Pelo bom relacionamento com os músicos, Nonato já conseguiu 20 triângulos, o instrumento que toca, para montar o Memorial do Triângulo, uma espécie de museu com o objetivo de preservar as memórias e trabalhos dos grupos de forró pé de serra.
“Tô com 20 triângulos de várias bandas e estão prometidos mais alguns, como o triângulo da Marinês, do Falamansa e do Rastapé, que também já prometeu o dele. A ideia é reunir triângulos de vários trios de forró tradicionais e montar exposições para o público”, indica.
Em 2009, Nonato criou o seu primeiro conjunto de forró, o Trio Arcoverde. O grupo fazia apresentações em bares e casas noturnas, mas terminou por desacordos de agenda e logística. O pai do músico percebeu a tristeza do filho e o aconselhou a formar um novo conjunto com o sanfoneiro Mestre Louro. Surgia o Trio Amizade.
“Em 15 de janeiro de 2012, ano do centenário de Luiz Gonzaga, o Trio Amizade fez o seu primeiro show. A gente via a alegria do rosto do público. As pessoas aplaudiam e cantavam junto com a gente”, relembra.
O trio de forró de pé de serra é formado por Nonato, que canta e toca triângulo, por Mestre Louro, cantor principal e sanfoneiro, e Sérgio Maurício, na zabumba e voz de apoio. Para Mestre Louro, o amigo é um impulsionador do conjunto.
“O Nonato é um cara muito bacana, sempre está procurando projetos e espaços para a gente tocar.

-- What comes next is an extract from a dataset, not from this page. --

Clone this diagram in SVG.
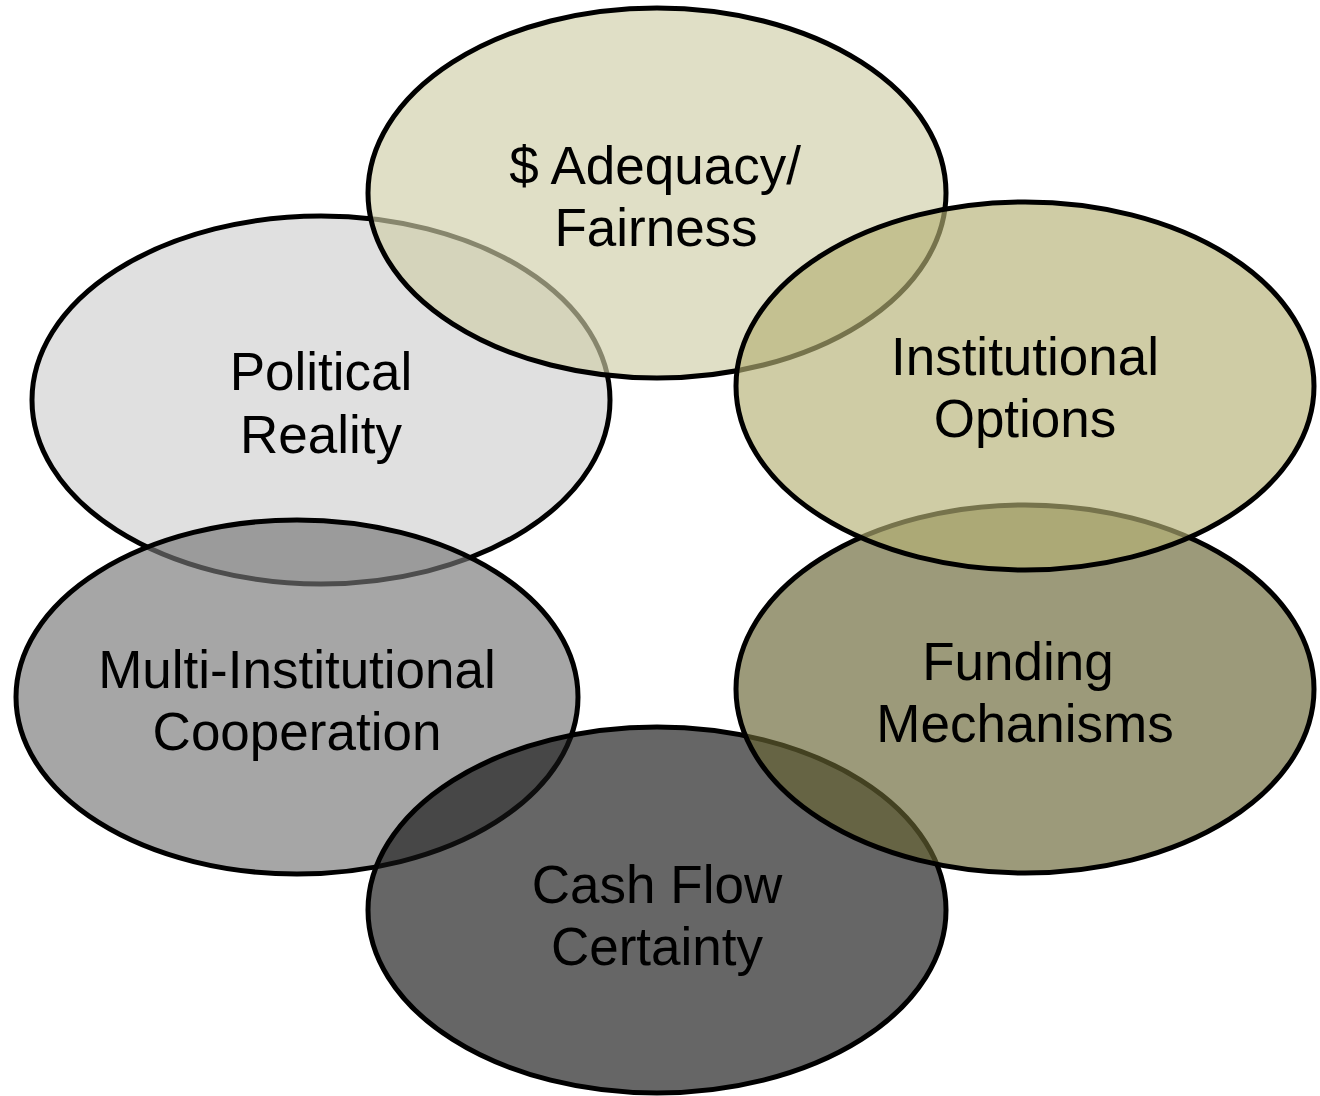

Ele toca aquele triângulo dele e se aplica bastante a tudo o que faz, inclusive, na mistura do forró com o carnaval. Ele mistura as folias, é algo maravilhoso”, diz Mestre Louro.
Criativo, Nonato Araripe fez algo inovador ao misturar o forró pé de serra com sambas-enredos. Em 2011, a convite do carnavalesco Wagner Santos, Nonato desfilou no sambódromo do Anhembi pela primeira vez com a Acadêmicos do Tucuruvi. O enredo da escola era ‘'Oxente, o que seria da gente sem essa gente? São Paulo: a capital do Nordeste', que prestou uma homenagem aos nordestinos na cidade.
De lá pra cá, Nonato desfilou nas escolas de samba Imperador do Ipiranga, Dragões da Real, Tom Maior e Pérola Negra com o Trio Amizade. Neste ano, o grupo esteve em um dos carros alegóricos de destaque no desfile da Mancha Verde. A escola defendeu o enredo "Oxente - Sou Xaxado, sou Nordeste, sou Brasil" e ficou com o segundo lugar do carnaval de São Paulo.
“Foi muito marcante para o Trio Amizade. A gente colocou o forró e o cangaço dentro do carnaval, a maior festa do país. Foi impactante ver nossa cultura sendo aplaudida na avenida, a gente, ali, no carro do Luiz Gonzaga. Vi muito nordestino chorando de emoção.”
O trio já participou de programas de TV, gravou comerciais e se apresentou em diversos festivais nacionais. Para o músico, o forró alimenta e satisfaz a alma.
“A gente vai para o palco e sente como se tivesse com muita fome e o Senhor deu aquela comida para você, que é o forró. Quando você se apresenta é como se enchesse a barriga. É aquela sensação de satisfação”, finaliza.